• **Work to do**:
Copy out the whole listing exactly as written, leaving the pictures behind.

○ ○ ○

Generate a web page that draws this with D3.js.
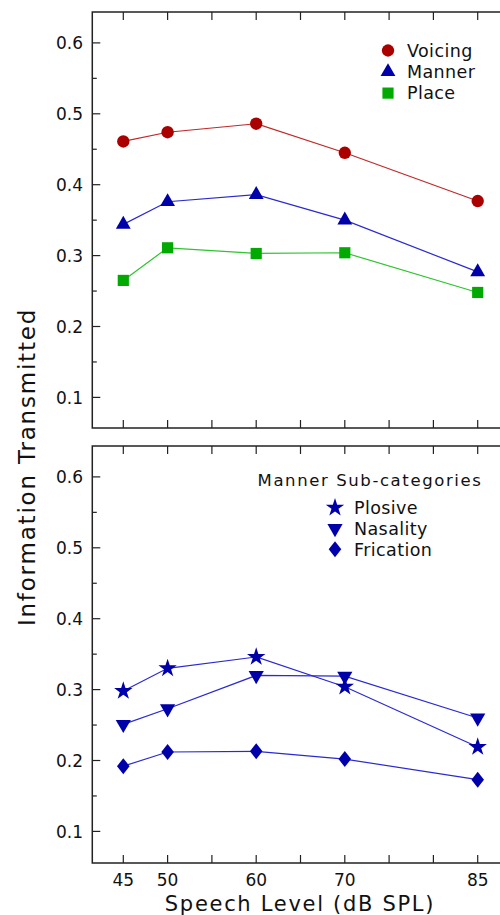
<!DOCTYPE html>
<html>
<head>
<meta charset="utf-8">
<script src="https://cdn.jsdelivr.net/npm/d3@7"></script>
<style>
  body { margin: 0; background: #fff; }
  text { font-family: "DejaVu Sans", sans-serif; fill: #111; }
</style>
</head>
<body>
<svg id="chart" width="500" height="915"></svg>
<script>
const levels = [45, 50, 60, 70, 85];
const xTickLabels = [45, 50, 60, 70, 85];
const yTickLabels = [0.1, 0.2, 0.3, 0.4, 0.5, 0.6];

const voicing = [0.461, 0.474, 0.486, 0.445, 0.377];
const manner = [0.344, 0.376, 0.386, 0.350, 0.277];
const place = [0.265, 0.311, 0.303, 0.304, 0.248];

const plosive = [0.298, 0.330, 0.346, 0.304, 0.219];
const nasality = [0.251, 0.273, 0.320, 0.319, 0.260];
const frication = [0.192, 0.212, 0.213, 0.202, 0.173];

const svg = d3.select('#chart');

const x = d3.scaleLinear()
  .domain([45, 85])
  .range([123.3, 477.7]);

const xMin = 41.5, xMax = 89;
const tickLen = 8, minorLen = 4.5;

const panels = [
  {
    top: 12, bottom: 428,
    series: [
      {name: 'Voicing', values: voicing, shape: d3.symbolCircle, size: 120, tf: '', fill: '#aa0000', line: '#c02828'},
      {name: 'Manner', values: manner, shape: d3.symbolTriangle, size: 95, tf: '', fill: '#0000aa', line: '#2a2ad0'},
      {name: 'Place', values: place, shape: d3.symbolSquare, size: 125, tf: '', fill: '#00aa00', line: '#2ec42e'}
    ],
    legend: {x: 388, y: 50.5, dy: 21.3, textX: 407}
  },
  {
    top: 446, bottom: 863,
    series: [
      {name: 'Plosive', values: plosive, shape: d3.symbolStar, size: 105, tf: '', fill: '#0000aa', line: '#2a2ad0'},
      {name: 'Nasality', values: nasality, shape: d3.symbolTriangle, size: 100, tf: 'rotate(180)', fill: '#0000aa', line: '#2a2ad0'},
      {name: 'Frication', values: frication, shape: d3.symbolDiamond2, size: 140, tf: 'scale(0.85,1.08)', fill: '#0000aa', line: '#2a2ad0'}
    ],
    legend: {x: 335, y: 507.7, dy: 20.8, textX: 354, title: 'Manner Sub-categories', titleX: 370, titleY: 480}
  }
];

panels.forEach((p, pi) => {
  // 0.1 step = 70.9 px, 0.6 sits ~31 px below panel top
  const yScale = d3.scaleLinear()
    .domain([0.6, 0.1])
    .range([p.top + 30.9, p.top + 30.9 + 354.5]);

  const g = svg.append('g');

  // frame (right side lies beyond the picture)
  g.append('path')
    .attr('d', `M${x(xMax)},${p.top}H${x(xMin)}V${p.bottom}H${x(xMax)}`)
    .attr('fill', 'none')
    .attr('stroke', '#222')
    .attr('stroke-width', 1.5);

  // x ticks top and bottom, inward
  const xt = d3.range(45, 86, 5);
  g.selectAll('.xt-top').data(xt).enter().append('line')
    .attr('x1', d => x(d)).attr('x2', d => x(d))
    .attr('y1', p.top).attr('y2', p.top + tickLen)
    .attr('stroke', '#222').attr('stroke-width', 1.2);
  g.selectAll('.xt-bot').data(xt).enter().append('line')
    .attr('x1', d => x(d)).attr('x2', d => x(d))
    .attr('y1', p.bottom).attr('y2', p.bottom - tickLen)
    .attr('stroke', '#222').attr('stroke-width', 1.2);

  // y ticks major and minor
  g.selectAll('.yt').data(yTickLabels).enter().append('line')
    .attr('x1', x(xMin)).attr('x2', x(xMin) + tickLen)
    .attr('y1', d => yScale(d)).attr('y2', d => yScale(d))
    .attr('stroke', '#222').attr('stroke-width', 1.2);
  g.selectAll('.ym').data([0.15, 0.25, 0.35, 0.45, 0.55]).enter().append('line')
    .attr('x1', x(xMin)).attr('x2', x(xMin) + minorLen)
    .attr('y1', d => yScale(d)).attr('y2', d => yScale(d))
    .attr('stroke', '#222').attr('stroke-width', 1.2);

  g.selectAll('.yl').data(yTickLabels).enter().append('text')
    .attr('x', 83)
    .attr('y', d => yScale(d))
    .attr('dy', '0.36em')
    .attr('text-anchor', 'end')
    .attr('font-size', 17)
    .text(d => d3.format('.1f')(d));

  const line = d3.line()
    .x((d, i) => x(levels[i]))
    .y(d => yScale(d));

  p.series.forEach((s) => {
    g.append('path')
      .datum(s.values)
      .attr('d', line)
      .attr('fill', 'none')
      .attr('stroke', s.line)
      .attr('stroke-width', 1.2);

    g.selectAll(null).data(s.values).enter().append('path')
      .attr('d', d3.symbol().type(s.shape).size(s.size))
      .attr('transform', (d, i) => `translate(${x(levels[i])},${yScale(d)}) ${s.tf}`)
      .attr('fill', s.fill);
  });

  // legend
  const lg = g.append('g');
  if (p.legend.title) {
    lg.append('text')
      .attr('x', p.legend.titleX)
      .attr('y', p.legend.titleY)
      .attr('dy', '0.36em')
      .attr('text-anchor', 'middle')
      .attr('font-size', 16.5)
      .attr('letter-spacing', 1.6)
      .text(p.legend.title);
  }
  p.series.forEach((s, i) => {
    const ly = p.legend.y + i * p.legend.dy;
    lg.append('path')
      .attr('d', d3.symbol().type(s.shape).size(s.size))
      .attr('transform', `translate(${p.legend.x},${ly}) ${s.tf}`)
      .attr('fill', s.fill);
    lg.append('text')
      .attr('x', p.legend.textX)
      .attr('y', ly)
      .attr('dy', '0.36em')
      .attr('font-size', 17.5)
      .attr('letter-spacing', 0.4)
      .text(s.name);
  });

  if (pi === 1) {
    g.selectAll('.xl').data(xTickLabels).enter().append('text')
      .attr('x', d => x(d))
      .attr('y', 880)
      .attr('dy', '0.36em')
      .attr('text-anchor', 'middle')
      .attr('font-size', 17)
      .text(d => d);
  }
});

svg.append('text')
  .attr('x', 300)
  .attr('y', 903)
  .attr('dy', '0.36em')
  .attr('text-anchor', 'middle')
  .attr('font-size', 21)
  .attr('letter-spacing', 1.7)
  .text('Speech Level (dB SPL)');

svg.append('text')
  .attr('transform', 'translate(27,467) rotate(-90)')
  .attr('dy', '0.36em')
  .attr('text-anchor', 'middle')
  .attr('font-size', 23)
  .attr('letter-spacing', 1.8)
  .text('Information Transmitted');
</script>
</body>
</html>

○ ○ ○

• **Solved exercise**:
Generate a web page that draws this with D3.js.
<!DOCTYPE html>
<html>
<head>
<meta charset="utf-8">
<script src="https://cdn.jsdelivr.net/npm/d3@7"></script>
<style>
  body { margin: 0; background: #fff; }
  text { font-family: "DejaVu Sans", sans-serif; fill: #111; }
</style>
</head>
<body>
<svg id="chart" width="500" height="915"></svg>
<script>
const levels = [45, 50, 60, 70, 85];
const xTickLabels = [45, 50, 60, 70, 85];
const yTickLabels = [0.1, 0.2, 0.3, 0.4, 0.5, 0.6];

const voicing = [0.461, 0.474, 0.486, 0.445, 0.377];
const manner = [0.344, 0.376, 0.386, 0.350, 0.277];
const place = [0.265, 0.311, 0.303, 0.304, 0.248];

const plosive = [0.298, 0.330, 0.346, 0.304, 0.219];
const nasality = [0.251, 0.273, 0.320, 0.319, 0.260];
const frication = [0.192, 0.212, 0.213, 0.202, 0.173];

const svg = d3.select('#chart');

const x = d3.scaleLinear()
  .domain([45, 85])
  .range([123.3, 477.7]);

const xMin = 41.5, xMax = 89;
const tickLen = 8, minorLen = 4.5;

const panels = [
  {
    top: 12, bottom: 428,
    series: [
      {name: 'Voicing', values: voicing, shape: d3.symbolCircle, size: 120, tf: '', fill: '#aa0000', line: '#c02828'},
      {name: 'Manner', values: manner, shape: d3.symbolTriangle, size: 95, tf: '', fill: '#0000aa', line: '#2a2ad0'},
      {name: 'Place', values: place, shape: d3.symbolSquare, size: 125, tf: '', fill: '#00aa00', line: '#2ec42e'}
    ],
    legend: {x: 388, y: 50.5, dy: 21.3, textX: 407}
  },
  {
    top: 446, bottom: 863,
    series: [
      {name: 'Plosive', values: plosive, shape: d3.symbolStar, size: 105, tf: '', fill: '#0000aa', line: '#2a2ad0'},
      {name: 'Nasality', values: nasality, shape: d3.symbolTriangle, size: 100, tf: 'rotate(180)', fill: '#0000aa', line: '#2a2ad0'},
      {name: 'Frication', values: frication, shape: d3.symbolDiamond2, size: 140, tf: 'scale(0.85,1.08)', fill: '#0000aa', line: '#2a2ad0'}
    ],
    legend: {x: 335, y: 507.7, dy: 20.8, textX: 354, title: 'Manner Sub-categories', titleX: 370, titleY: 480}
  }
];

panels.forEach((p, pi) => {
  // 0.1 step = 70.9 px, 0.6 sits ~31 px below panel top
  const yScale = d3.scaleLinear()
    .domain([0.6, 0.1])
    .range([p.top + 30.9, p.top + 30.9 + 354.5]);

  const g = svg.append('g');

  // frame (right side lies beyond the picture)
  g.append('path')
    .attr('d', `M${x(xMax)},${p.top}H${x(xMin)}V${p.bottom}H${x(xMax)}`)
    .attr('fill', 'none')
    .attr('stroke', '#222')
    .attr('stroke-width', 1.5);

  // x ticks top and bottom, inward
  const xt = d3.range(45, 86, 5);
  g.selectAll('.xt-top').data(xt).enter().append('line')
    .attr('x1', d => x(d)).attr('x2', d => x(d))
    .attr('y1', p.top).attr('y2', p.top + tickLen)
    .attr('stroke', '#222').attr('stroke-width', 1.2);
  g.selectAll('.xt-bot').data(xt).enter().append('line')
    .attr('x1', d => x(d)).attr('x2', d => x(d))
    .attr('y1', p.bottom).attr('y2', p.bottom - tickLen)
    .attr('stroke', '#222').attr('stroke-width', 1.2);

  // y ticks major and minor
  g.selectAll('.yt').data(yTickLabels).enter().append('line')
    .attr('x1', x(xMin)).attr('x2', x(xMin) + tickLen)
    .attr('y1', d => yScale(d)).attr('y2', d => yScale(d))
    .attr('stroke', '#222').attr('stroke-width', 1.2);
  g.selectAll('.ym').data([0.15, 0.25, 0.35, 0.45, 0.55]).enter().append('line')
    .attr('x1', x(xMin)).attr('x2', x(xMin) + minorLen)
    .attr('y1', d => yScale(d)).attr('y2', d => yScale(d))
    .attr('stroke', '#222').attr('stroke-width', 1.2);

  g.selectAll('.yl').data(yTickLabels).enter().append('text')
    .attr('x', 83)
    .attr('y', d => yScale(d))
    .attr('dy', '0.36em')
    .attr('text-anchor', 'end')
    .attr('font-size', 17)
    .text(d => d3.format('.1f')(d));

  const line = d3.line()
    .x((d, i) => x(levels[i]))
    .y(d => yScale(d));

  p.series.forEach((s) => {
    g.append('path')
      .datum(s.values)
      .attr('d', line)
      .attr('fill', 'none')
      .attr('stroke', s.line)
      .attr('stroke-width', 1.2);

    g.selectAll(null).data(s.values).enter().append('path')
      .attr('d', d3.symbol().type(s.shape).size(s.size))
      .attr('transform', (d, i) => `translate(${x(levels[i])},${yScale(d)}) ${s.tf}`)
      .attr('fill', s.fill);
  });

  // legend
  const lg = g.append('g');
  if (p.legend.title) {
    lg.append('text')
      .attr('x', p.legend.titleX)
      .attr('y', p.legend.titleY)
      .attr('dy', '0.36em')
      .attr('text-anchor', 'middle')
      .attr('font-size', 16.5)
      .attr('letter-spacing', 1.6)
      .text(p.legend.title);
  }
  p.series.forEach((s, i) => {
    const ly = p.legend.y + i * p.legend.dy;
    lg.append('path')
      .attr('d', d3.symbol().type(s.shape).size(s.size))
      .attr('transform', `translate(${p.legend.x},${ly}) ${s.tf}`)
      .attr('fill', s.fill);
    lg.append('text')
      .attr('x', p.legend.textX)
      .attr('y', ly)
      .attr('dy', '0.36em')
      .attr('font-size', 17.5)
      .attr('letter-spacing', 0.4)
      .text(s.name);
  });

  if (pi === 1) {
    g.selectAll('.xl').data(xTickLabels).enter().append('text')
      .attr('x', d => x(d))
      .attr('y', 880)
      .attr('dy', '0.36em')
      .attr('text-anchor', 'middle')
      .attr('font-size', 17)
      .text(d => d);
  }
});

svg.append('text')
  .attr('x', 300)
  .attr('y', 903)
  .attr('dy', '0.36em')
  .attr('text-anchor', 'middle')
  .attr('font-size', 21)
  .attr('letter-spacing', 1.7)
  .text('Speech Level (dB SPL)');

svg.append('text')
  .attr('transform', 'translate(27,467) rotate(-90)')
  .attr('dy', '0.36em')
  .attr('text-anchor', 'middle')
  .attr('font-size', 23)
  .attr('letter-spacing', 1.8)
  .text('Information Transmitted');
</script>
</body>
</html>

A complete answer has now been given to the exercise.